Menú
Luis Herrero Goldáraz

Ese moralismo embriagador

Qué gran consuelo sigue siendo Dostoyevski para estos tiempos posmodernos.

Qué gran consuelo sigue siendo Dostoyevski para estos tiempos posmodernos.
Fiodor Dostoyevski. | Archivo

Existe un imposible del que sólo me he dado cuenta años después de ser el tío más cobarde que conozco. Las personas miedosas, como las cajas del supermercado o las barreras de los parkings, sólo somos capaces de centrarnos en una cosa cada vez. Lo contrario nos abrumaría demasiado. Por eso también somos bastante buenas detectando algunas cuestiones que a la gente normal, sobrecargada como anda con tantos estímulos dispares, se le escapa irremisiblemente. Yo llevo siendo cobarde desde que abrí el ojo por primera vez y no lloré por falta de oxígeno, sino por creerme encerrado en una extraña cámara de tortura ultramoderna, así que puedo decir con gusto que tengo una especie de don para detectar amenazas falsas y creerme que son ciertas.

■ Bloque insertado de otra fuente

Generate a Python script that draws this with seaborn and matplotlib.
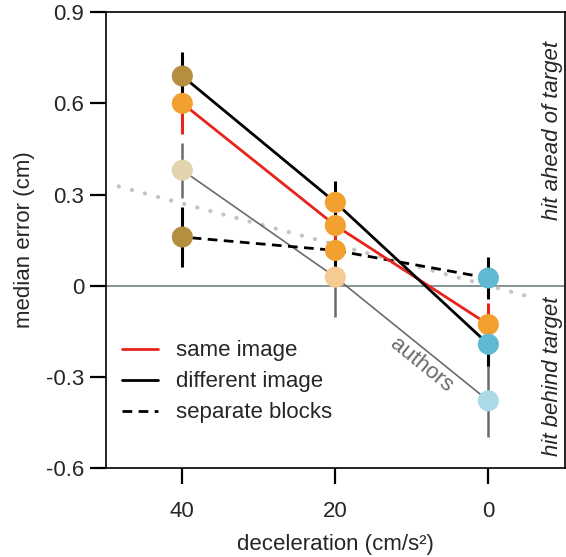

Lo curioso, sin embargo, es lo contrario. Existe un imposible, como he dicho, del que sólo me he dado cuenta años después de imaginar destinos trágicos y peligros inabordables. Y ese imposible es, precisamente, la existencia de un peligro inabordable. Para los cobardes como yo, no existe infierno más horrendo que el que es infalible. La maldad absoluta. El perseguidor siniestro e incansable que nos perseguirá desesperadamente hasta que la desesperación nos venza. Ese tipo de asesino de película americana que sólo sirve para subrayar el hecho de que todo puede precipitarse en un segundo y que cada esquina es una trampa profunda, dolorosa y definitiva. Para nosotros, los cobardes, un talibán no es un hombre, por ejemplo, sino el diablo. Por eso, cuando al final este tipo de personajes terminan demostrando que en el seno de su crueldad se esconden también intereses humanos, es decir, debilidades, la falacia de su infalibilidad se nos desploma tan rotundamente que nos incrusta el eco de su caída en el cerebro.

Podríamos decir, con los maestros, que la verdad es que el mal existe porque también existe el bien, y que todos somos conscientes de ello aunque hayamos malentendido a Nietzsche y vayamos de nihilistas posmodernos por la vida. Podríamos decir, también, que las novelas que más nos mueven son las moralistas, aunque esa palabra esté manchada y la nueva inquisición antirreligiosa, confundiendo religión y ética, considere que sólo sirve para perpetuar un sistema de valores obsoleto y rancio. Bueno. La cuestión es que aquí seguimos, celebrando los doscientos años de Dostoyevski y releyendo sus novelas, esos impresionantes tratados de moral que si por algo han trascendido es por eso, precisamente, y no por sus agudas descripciones de la psicología humana en las que algunos pretenden centrarse exclusivamente.

No tendría sentido destacar las incontables citas de autores de renombre hablando del deslumbramiento que les invadió la primera vez que leyeron al ruso. Lo mismo nos ocurre con Camus, ese otro moralista infatigable, y con tantos otros que si en algún momento se expresaron con fuerza fue cuando hablaron de estos temas. Podríamos decir, tal vez con cierto ánimo de polémica, que no existe nadie en la tierra al que no le interese la moral. Y podríamos creérnoslo, también, porque sería cierto. Podríamos pararnos un segundo y celebrar el día en que abrimos Crimen y castigo sin saber lo que se nos venía encima. Y releerlo una vez más con la única intención de disfrutar, sin pudor ni vergüenza, de ese moralismo embriagador que, con él mejor que con ninguno otro, se nos presenta siempre como la inquisición única en la que somos capaces de desarrollar profundamente nuestra necesidad de trascendencia. Qué gran consuelo sigue siendo Dostoyevski para estos tiempos posmodernos.